In relation to digital content, the sector inquiry focuses on the presence of territorial restrictions and geo-blocking, as well as on certain restrictions in the licensing agreements for on-line distribution of digital content.

The Commission notes that access to digital content is the "key determinant of competition" since offering a certain type of (premium) content is often necessary to attract customers. In that context, the Commission closely scrutinised the effects of exclusive licensing and other licensing practices on competition in this field, concluding that in some situations they could raise concerns of input foreclosure and create significant barriers to entry for new market players. More specifically, the Commission's concerns are as follows:

  • Certain licensing practices, including in particular splitting rights according to technologies, creates "complex licensing arrangements", which, in addition to the wide use of exclusive licensing, make it difficult for new entrants and smaller market players to access certain premium content.
  • Bundling of online transmission rights together with the rights for other transmission technologies (e.g. mobile transmission or terrestrial transmission) may negatively impact the availability of digital content and prevent market entry.
  • The long duration of licensing agreements is another difficulty faced by new entrants and smaller operators; right-holders typically enter into long-term agreements with digital content providers and licensing agreements often include clauses that tend to extend such relationships (e.g., first negotiation or automatic renewal clauses).

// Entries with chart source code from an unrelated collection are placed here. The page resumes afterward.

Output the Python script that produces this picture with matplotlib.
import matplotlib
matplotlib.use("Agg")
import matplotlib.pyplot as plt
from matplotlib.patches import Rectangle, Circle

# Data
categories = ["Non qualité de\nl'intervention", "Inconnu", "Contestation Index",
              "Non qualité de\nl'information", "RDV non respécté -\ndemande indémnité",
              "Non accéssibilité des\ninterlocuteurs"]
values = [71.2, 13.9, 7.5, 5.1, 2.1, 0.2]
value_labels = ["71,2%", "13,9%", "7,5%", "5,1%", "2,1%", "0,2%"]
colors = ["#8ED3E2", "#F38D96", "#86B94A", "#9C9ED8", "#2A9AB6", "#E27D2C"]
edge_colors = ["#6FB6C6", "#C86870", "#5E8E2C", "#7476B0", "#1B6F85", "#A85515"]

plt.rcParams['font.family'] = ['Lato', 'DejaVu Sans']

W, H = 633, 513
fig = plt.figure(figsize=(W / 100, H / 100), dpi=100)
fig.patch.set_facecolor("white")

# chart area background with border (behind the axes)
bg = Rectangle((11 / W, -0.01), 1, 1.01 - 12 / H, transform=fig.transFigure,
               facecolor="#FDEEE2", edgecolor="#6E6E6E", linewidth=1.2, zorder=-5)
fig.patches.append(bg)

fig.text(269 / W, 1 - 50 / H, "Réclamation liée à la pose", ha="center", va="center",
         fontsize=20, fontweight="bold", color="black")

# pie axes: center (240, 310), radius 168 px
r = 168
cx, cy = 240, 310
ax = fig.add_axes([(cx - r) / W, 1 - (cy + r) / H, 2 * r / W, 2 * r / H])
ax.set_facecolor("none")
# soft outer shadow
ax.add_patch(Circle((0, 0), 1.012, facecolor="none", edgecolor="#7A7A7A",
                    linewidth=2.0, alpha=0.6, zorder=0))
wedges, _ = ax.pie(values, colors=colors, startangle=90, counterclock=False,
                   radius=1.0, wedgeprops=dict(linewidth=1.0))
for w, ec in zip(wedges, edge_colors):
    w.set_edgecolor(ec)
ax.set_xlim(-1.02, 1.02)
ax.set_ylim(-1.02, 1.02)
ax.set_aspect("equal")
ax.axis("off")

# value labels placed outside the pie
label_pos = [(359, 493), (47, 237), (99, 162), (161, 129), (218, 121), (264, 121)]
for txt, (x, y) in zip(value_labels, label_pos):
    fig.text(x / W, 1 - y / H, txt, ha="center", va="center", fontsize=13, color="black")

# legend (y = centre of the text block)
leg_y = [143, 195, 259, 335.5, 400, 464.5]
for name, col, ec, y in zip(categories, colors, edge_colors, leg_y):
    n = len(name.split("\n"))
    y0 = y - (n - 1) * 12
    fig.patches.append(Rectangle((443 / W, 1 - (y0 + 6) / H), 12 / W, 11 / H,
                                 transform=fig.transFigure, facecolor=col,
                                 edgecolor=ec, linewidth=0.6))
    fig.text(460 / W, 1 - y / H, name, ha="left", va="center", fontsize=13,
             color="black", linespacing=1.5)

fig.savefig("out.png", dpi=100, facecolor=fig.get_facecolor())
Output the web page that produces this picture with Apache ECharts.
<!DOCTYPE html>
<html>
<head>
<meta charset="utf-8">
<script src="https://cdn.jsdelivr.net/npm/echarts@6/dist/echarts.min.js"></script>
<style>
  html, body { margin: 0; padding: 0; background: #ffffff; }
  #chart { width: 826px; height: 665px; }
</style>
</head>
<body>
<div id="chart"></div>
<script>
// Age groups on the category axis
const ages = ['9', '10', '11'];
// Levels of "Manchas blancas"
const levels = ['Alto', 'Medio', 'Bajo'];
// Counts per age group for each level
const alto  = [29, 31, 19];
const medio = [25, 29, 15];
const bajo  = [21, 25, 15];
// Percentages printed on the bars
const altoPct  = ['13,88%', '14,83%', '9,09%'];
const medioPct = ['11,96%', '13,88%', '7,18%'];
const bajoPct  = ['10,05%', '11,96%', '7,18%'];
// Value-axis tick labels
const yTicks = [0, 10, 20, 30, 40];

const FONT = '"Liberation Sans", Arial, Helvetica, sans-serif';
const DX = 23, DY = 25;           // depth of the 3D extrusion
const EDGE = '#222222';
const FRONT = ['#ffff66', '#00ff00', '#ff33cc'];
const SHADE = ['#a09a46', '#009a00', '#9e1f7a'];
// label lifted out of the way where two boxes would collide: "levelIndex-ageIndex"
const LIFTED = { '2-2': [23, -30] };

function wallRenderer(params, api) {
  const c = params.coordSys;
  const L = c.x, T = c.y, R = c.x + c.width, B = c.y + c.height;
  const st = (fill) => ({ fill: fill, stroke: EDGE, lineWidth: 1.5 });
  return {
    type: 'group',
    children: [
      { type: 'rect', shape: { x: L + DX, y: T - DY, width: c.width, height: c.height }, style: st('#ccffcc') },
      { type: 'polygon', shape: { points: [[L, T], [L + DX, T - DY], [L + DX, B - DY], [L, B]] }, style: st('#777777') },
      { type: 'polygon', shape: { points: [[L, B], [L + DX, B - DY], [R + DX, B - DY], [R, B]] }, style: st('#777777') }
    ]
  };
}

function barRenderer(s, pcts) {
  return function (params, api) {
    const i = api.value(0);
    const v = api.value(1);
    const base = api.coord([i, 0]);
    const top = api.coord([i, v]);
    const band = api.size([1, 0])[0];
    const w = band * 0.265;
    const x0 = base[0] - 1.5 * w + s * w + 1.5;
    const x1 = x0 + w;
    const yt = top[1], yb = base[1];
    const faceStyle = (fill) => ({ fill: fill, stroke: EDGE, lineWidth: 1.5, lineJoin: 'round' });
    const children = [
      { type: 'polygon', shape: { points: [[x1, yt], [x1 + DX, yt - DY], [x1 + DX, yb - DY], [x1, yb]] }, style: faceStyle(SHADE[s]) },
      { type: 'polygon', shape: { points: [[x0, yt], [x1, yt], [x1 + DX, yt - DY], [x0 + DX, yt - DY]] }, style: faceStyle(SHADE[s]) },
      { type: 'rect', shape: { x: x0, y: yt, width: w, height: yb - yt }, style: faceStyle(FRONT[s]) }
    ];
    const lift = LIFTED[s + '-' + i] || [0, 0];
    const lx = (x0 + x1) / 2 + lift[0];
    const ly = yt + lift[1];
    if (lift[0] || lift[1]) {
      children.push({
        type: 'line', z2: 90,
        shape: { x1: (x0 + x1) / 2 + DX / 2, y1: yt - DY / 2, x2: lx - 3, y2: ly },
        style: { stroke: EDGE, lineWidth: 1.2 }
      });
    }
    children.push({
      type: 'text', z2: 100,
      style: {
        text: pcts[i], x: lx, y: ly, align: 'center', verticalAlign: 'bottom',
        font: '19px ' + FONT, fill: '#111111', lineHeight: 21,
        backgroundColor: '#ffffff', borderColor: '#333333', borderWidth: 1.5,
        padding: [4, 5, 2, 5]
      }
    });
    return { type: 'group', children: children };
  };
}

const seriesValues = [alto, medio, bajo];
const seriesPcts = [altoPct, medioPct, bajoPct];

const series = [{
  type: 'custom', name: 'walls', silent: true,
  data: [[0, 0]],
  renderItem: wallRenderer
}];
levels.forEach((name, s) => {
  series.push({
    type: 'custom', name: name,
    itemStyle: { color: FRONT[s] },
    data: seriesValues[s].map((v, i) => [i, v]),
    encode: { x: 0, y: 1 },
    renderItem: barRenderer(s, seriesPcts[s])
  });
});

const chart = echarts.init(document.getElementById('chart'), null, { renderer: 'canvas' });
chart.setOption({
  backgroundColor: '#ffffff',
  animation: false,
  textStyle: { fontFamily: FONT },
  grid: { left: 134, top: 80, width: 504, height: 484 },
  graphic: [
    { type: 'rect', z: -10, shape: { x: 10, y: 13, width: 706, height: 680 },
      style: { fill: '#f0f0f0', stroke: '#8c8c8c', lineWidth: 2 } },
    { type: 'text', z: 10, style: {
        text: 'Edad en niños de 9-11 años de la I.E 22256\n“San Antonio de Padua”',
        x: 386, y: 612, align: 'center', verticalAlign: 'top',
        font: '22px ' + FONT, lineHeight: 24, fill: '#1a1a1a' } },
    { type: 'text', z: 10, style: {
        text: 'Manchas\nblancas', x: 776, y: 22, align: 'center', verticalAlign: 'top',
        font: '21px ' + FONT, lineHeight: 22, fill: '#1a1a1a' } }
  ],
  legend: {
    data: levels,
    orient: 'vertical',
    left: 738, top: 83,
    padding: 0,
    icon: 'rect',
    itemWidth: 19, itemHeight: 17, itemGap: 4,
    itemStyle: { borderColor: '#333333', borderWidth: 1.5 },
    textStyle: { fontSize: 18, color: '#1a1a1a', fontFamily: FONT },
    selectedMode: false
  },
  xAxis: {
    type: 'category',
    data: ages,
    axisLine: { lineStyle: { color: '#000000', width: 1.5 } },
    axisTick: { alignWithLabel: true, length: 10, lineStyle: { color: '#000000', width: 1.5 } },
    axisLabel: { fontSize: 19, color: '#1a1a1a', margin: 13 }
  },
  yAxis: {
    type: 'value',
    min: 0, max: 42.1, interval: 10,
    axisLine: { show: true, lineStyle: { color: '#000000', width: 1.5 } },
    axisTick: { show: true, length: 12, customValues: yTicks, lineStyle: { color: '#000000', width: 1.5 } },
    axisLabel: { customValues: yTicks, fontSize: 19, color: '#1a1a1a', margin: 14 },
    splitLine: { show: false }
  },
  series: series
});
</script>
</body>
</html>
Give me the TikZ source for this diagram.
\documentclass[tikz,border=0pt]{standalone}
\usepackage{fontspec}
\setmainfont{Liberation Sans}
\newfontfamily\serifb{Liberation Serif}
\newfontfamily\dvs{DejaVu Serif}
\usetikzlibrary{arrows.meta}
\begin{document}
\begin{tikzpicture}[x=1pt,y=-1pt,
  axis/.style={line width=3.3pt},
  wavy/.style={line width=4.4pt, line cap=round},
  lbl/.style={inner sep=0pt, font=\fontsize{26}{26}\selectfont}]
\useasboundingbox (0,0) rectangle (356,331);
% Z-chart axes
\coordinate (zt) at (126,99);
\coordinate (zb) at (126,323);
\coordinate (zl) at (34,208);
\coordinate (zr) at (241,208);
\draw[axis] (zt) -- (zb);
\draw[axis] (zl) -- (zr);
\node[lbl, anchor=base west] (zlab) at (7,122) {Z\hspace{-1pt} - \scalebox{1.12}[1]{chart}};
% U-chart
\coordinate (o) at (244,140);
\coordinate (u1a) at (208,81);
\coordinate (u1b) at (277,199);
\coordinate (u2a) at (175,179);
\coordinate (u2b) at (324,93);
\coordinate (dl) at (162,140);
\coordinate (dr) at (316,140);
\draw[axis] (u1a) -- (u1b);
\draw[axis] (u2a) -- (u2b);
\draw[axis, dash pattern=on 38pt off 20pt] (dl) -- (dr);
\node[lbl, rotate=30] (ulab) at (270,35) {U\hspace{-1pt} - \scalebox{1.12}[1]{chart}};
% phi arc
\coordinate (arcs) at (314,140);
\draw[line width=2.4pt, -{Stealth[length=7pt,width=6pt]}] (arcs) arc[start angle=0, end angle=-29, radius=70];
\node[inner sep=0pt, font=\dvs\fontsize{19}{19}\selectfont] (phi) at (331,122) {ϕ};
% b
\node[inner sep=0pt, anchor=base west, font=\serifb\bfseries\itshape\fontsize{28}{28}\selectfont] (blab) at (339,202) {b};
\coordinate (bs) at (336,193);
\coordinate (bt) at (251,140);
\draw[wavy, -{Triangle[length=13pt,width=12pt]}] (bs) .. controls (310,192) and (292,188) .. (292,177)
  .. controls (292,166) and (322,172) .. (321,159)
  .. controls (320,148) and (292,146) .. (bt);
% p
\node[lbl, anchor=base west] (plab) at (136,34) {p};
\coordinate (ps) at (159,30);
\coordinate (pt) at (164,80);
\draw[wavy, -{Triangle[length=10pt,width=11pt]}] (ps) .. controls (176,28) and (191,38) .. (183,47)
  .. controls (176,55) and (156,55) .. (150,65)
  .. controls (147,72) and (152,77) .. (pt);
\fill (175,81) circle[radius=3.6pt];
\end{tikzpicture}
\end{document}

With respect to territorial restrictions, the Commission notes that geo-blocking is prevalent in the on-line distribution of digital content, with 70% of digital content providers restricting access to their digital content for users from other Member States. Unlike in the case of consumer goods, geo-blocking mostly results from contractual restrictions in agreements with the right holders. 60% of the digital content providers who responded to the questionnaires sent by the Commission reported that they were contractually required by the right-holders to geo-block. Further, the Commission found that many agreements contain clauses allowing the right holder to monitor the implementation of the geo-blocking measures; it is not uncommon for the right holder to terminate an agreement if these measures are not implemented in accordance with his requirements. The Commission views such restrictions as a major barrier to the single market. It has already launched an investigation into the licensing practices of Hollywood movie studios, in which it alleges that geo-blocking could be considered a restriction on passive sales, which is normally treated as a hard-core violation of Article 101(1) TFEU.

That said, the Commission notes that the reason for this situation is the territorial scope of IP rights protecting digital content, since IP rights (both online and offline) are traditionally licensed on a national basis. Fewer than 15% of all licence agreements examined by the Commission covered the territories of all 28 EU Member States. Indeed, the right holders built their business models on licensing rights on a national basis, as that allows them to maximise profits. In that context, the Commission will separately propose a number of measures to modernise and unify copyrights at the EU level.

Finally, the Commission gives stakeholders just over two months, until 18 November 2016, to comment on the findings of the Report. The final report on the e-commerce sector inquiry is planned for May 2017. We would, therefore, expect this Report to be the subject of considerable discussion and lobbying over the coming months.